Geared for Success


Teaching Employability and Workforce Readiness Skills

By Ken Mason and Diane James, SREB

Many students who graduate from high school with a diploma in hand feel ready for the workforce, but are they? And if they graduate with their diploma and an industry credential, do they have the employability skills needed to get a job?

Carri Risner, BTEC DirectorLeaders and teachers at Boonslick Technical Education Center in Missouri realized their center had a gap between students’ readiness for work and their ability to get a job. As a result, BTEC educators immersed themselves in teaching the employability skills that make a job candidate desirable — such as working well with others, being able to communicate and having a positive attitude — skills that employers value and are transferrable and useful in every job.

BTEC is a shared-time center serving five local schools that offers instruction in eight career areas. Director Carri Risner’s experience as a former chef, restaurant owner and culinary arts instructor and leader helped her to see how important it is for students to possess employability skills.

Top Employability Skills

A key component that jumpstarted the center’s employability immersion initiative was a survey Risner created outlining 13 of the most-requested employability skills. She administered it to local industry leaders and staff with the goal of prioritizing the top six identifiable skills.

Risner discovered that whereas her teachers were focused on traditional problem solving and critical thinking skills, industry leaders’ focus was quite different, highlighting more of the so-called “soft skills” needed in the workplace. The top six skills named by employers who responded to her survey were:

  1. Positive attitude
  2. Reliability
  3. Integrity
  4. Initiative/Adaptability
  5. Responsible
  6. Communicative

“It was a really defining moment that helped us move forward,” says Risner. “This would have gone off the rails real quick if we hadn’t done this [survey].” After conducting the survey, BTEC held professional development sessions to review survey results and get direct feedback from industry leaders on why they reported that these six skills were so important. The survey not only opened the door to building and expanding strong partnerships with business and industry, it also helped educators to better embed employability skills into their curriculum.

BTEC developed a promotional graphic and tagline — BTEC Students Geared for Success — that convey how the center focuses on the top six employability skills employers named. The graphic is now used in promotional materials and recruitment videos.

BTEC’s marketing graphic lists the six employability skills local employers value most.

Risner and her team also established advisory committees comprised of local business, industry and community leaders, postsecondary instructors and others for BTEC’s eight career areas. Advisory committee members bring relevance to the center’s CTE programs and share the changing workforce needs that are impacting the region. The committee also advises teachers on the academic, technical and workplace skills students will need to thrive in their respective career fields.

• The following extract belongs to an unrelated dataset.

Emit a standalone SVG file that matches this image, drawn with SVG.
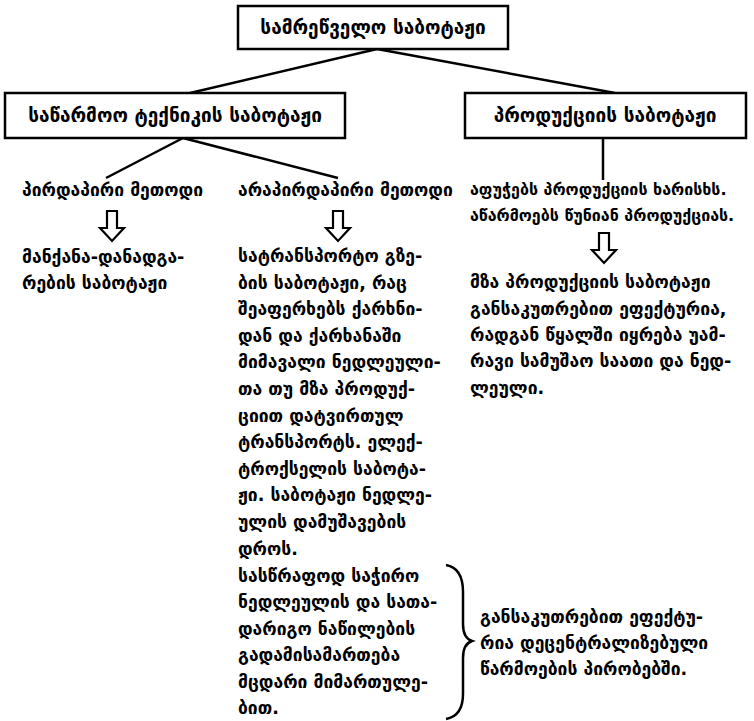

Workplace Readiness Initiatives

Risner wanted to communicate the importance of workplace readiness schoolwide through the look and feel of the building and the overall learning experience. To better simulate an authentic workplace environment for students, BTEC undertook the workplace readiness initiatives below.

Redesigned program marketing materials were re-imagined with students and parents in mind. They included more colorful poster-sized graphics of program offerings with less text and fewer statistics. Posters and inspirational messages were professionally designed and adorned the walls and bulletin boards outside program areas.

These materials served a dual purpose of educating business, industry and community partners about what BTEC offers and how they can partner for success. For example, when companies help hire and train BTEC students, they expand their pool of qualified and technically proficient young people entering the workforce. “We’re helping them, but we need their help as well,” says Risner.

Breakfast with business at BTEC.  Beginning in the 2020-21 school year, local business leaders visited the school and provided breakfast for students before the school day began. During the meal, leaders and students discussed an array of topics including financial literacy, budgeting, characteristics of a great job candidate and professional dress in the workplace. One local business even gave students a voucher to purchase a professional outfit.

Virtual interviews with industry. Although COVID affected BTEC operations, interactions with business and industry, including mock job interviews, continued via Zoom. Before setting up the interviews, Risner gave students a dry run, allowing them to practice answering questions and receive feedback from teachers and administrators. Risner also created a digital online portfolio for interviews so that students could have something to reference later and self-reflect on their interviews. “They’re not going in [to their interviews] completely unprepared, and they have an answer for how they can meet the needs of that company,” notes Risner.

BTEC’s Employability Summit was designed to give students a flavor of what a professional conference is like. About 270 students attended a half-day event at the center that included the same activities professionals experience: registering online, attending sessions, listening to speakers, playing conference games and winning door prizes. Session topics included on-the-job safety, leadership qualities, online job search tips, scholarships and even how to fill out a tax return, which was the highest attended session. “It was worth it … giving students a half-day to really feel and be a future industry professional,” maintains Risner.